> Task requirements
Copy out every line exactly, passing over the pictures.

> Data lines

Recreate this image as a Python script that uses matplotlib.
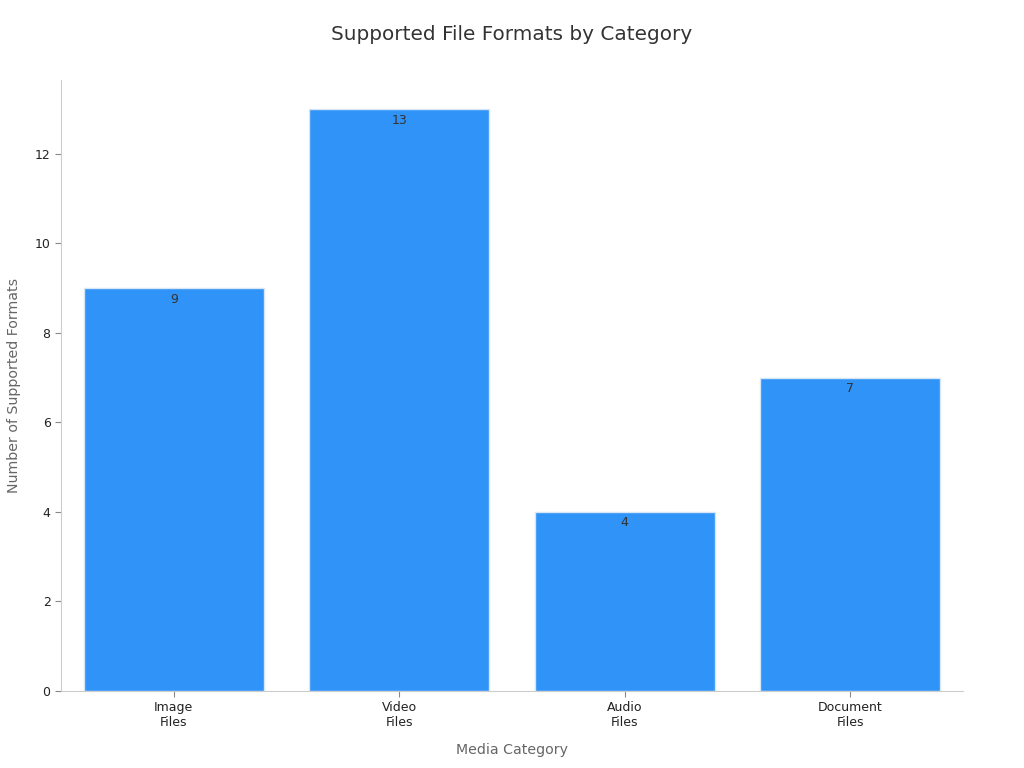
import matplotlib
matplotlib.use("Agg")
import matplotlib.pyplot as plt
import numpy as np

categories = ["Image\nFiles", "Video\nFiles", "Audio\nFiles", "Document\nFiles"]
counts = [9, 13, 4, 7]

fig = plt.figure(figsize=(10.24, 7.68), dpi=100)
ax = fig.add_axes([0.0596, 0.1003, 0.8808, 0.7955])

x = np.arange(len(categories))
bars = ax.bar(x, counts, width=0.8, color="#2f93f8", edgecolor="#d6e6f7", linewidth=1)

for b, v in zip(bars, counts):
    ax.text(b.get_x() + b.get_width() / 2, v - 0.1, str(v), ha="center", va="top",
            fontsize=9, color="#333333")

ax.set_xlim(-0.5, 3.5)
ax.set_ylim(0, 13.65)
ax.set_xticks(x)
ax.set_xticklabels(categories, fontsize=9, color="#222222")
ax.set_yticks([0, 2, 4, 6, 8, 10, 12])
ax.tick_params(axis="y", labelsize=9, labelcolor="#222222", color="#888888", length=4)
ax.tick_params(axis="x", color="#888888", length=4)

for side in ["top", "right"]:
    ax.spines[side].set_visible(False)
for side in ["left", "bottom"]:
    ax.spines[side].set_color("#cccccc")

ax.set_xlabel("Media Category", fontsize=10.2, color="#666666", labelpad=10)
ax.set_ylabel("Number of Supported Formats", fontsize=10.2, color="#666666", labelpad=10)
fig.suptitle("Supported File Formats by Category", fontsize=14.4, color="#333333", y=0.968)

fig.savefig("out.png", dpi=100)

> Output for this exercise
Recreate this image as a Python script that uses matplotlib.
import matplotlib
matplotlib.use("Agg")
import matplotlib.pyplot as plt
import numpy as np

categories = ["Image\nFiles", "Video\nFiles", "Audio\nFiles", "Document\nFiles"]
counts = [9, 13, 4, 7]

fig = plt.figure(figsize=(10.24, 7.68), dpi=100)
ax = fig.add_axes([0.0596, 0.1003, 0.8808, 0.7955])

x = np.arange(len(categories))
bars = ax.bar(x, counts, width=0.8, color="#2f93f8", edgecolor="#d6e6f7", linewidth=1)

for b, v in zip(bars, counts):
    ax.text(b.get_x() + b.get_width() / 2, v - 0.1, str(v), ha="center", va="top",
            fontsize=9, color="#333333")

ax.set_xlim(-0.5, 3.5)
ax.set_ylim(0, 13.65)
ax.set_xticks(x)
ax.set_xticklabels(categories, fontsize=9, color="#222222")
ax.set_yticks([0, 2, 4, 6, 8, 10, 12])
ax.tick_params(axis="y", labelsize=9, labelcolor="#222222", color="#888888", length=4)
ax.tick_params(axis="x", color="#888888", length=4)

for side in ["top", "right"]:
    ax.spines[side].set_visible(False)
for side in ["left", "bottom"]:
    ax.spines[side].set_color("#cccccc")

ax.set_xlabel("Media Category", fontsize=10.2, color="#666666", labelpad=10)
ax.set_ylabel("Number of Supported Formats", fontsize=10.2, color="#666666", labelpad=10)
fig.suptitle("Supported File Formats by Category", fontsize=14.4, color="#333333", y=0.968)

fig.savefig("out.png", dpi=100)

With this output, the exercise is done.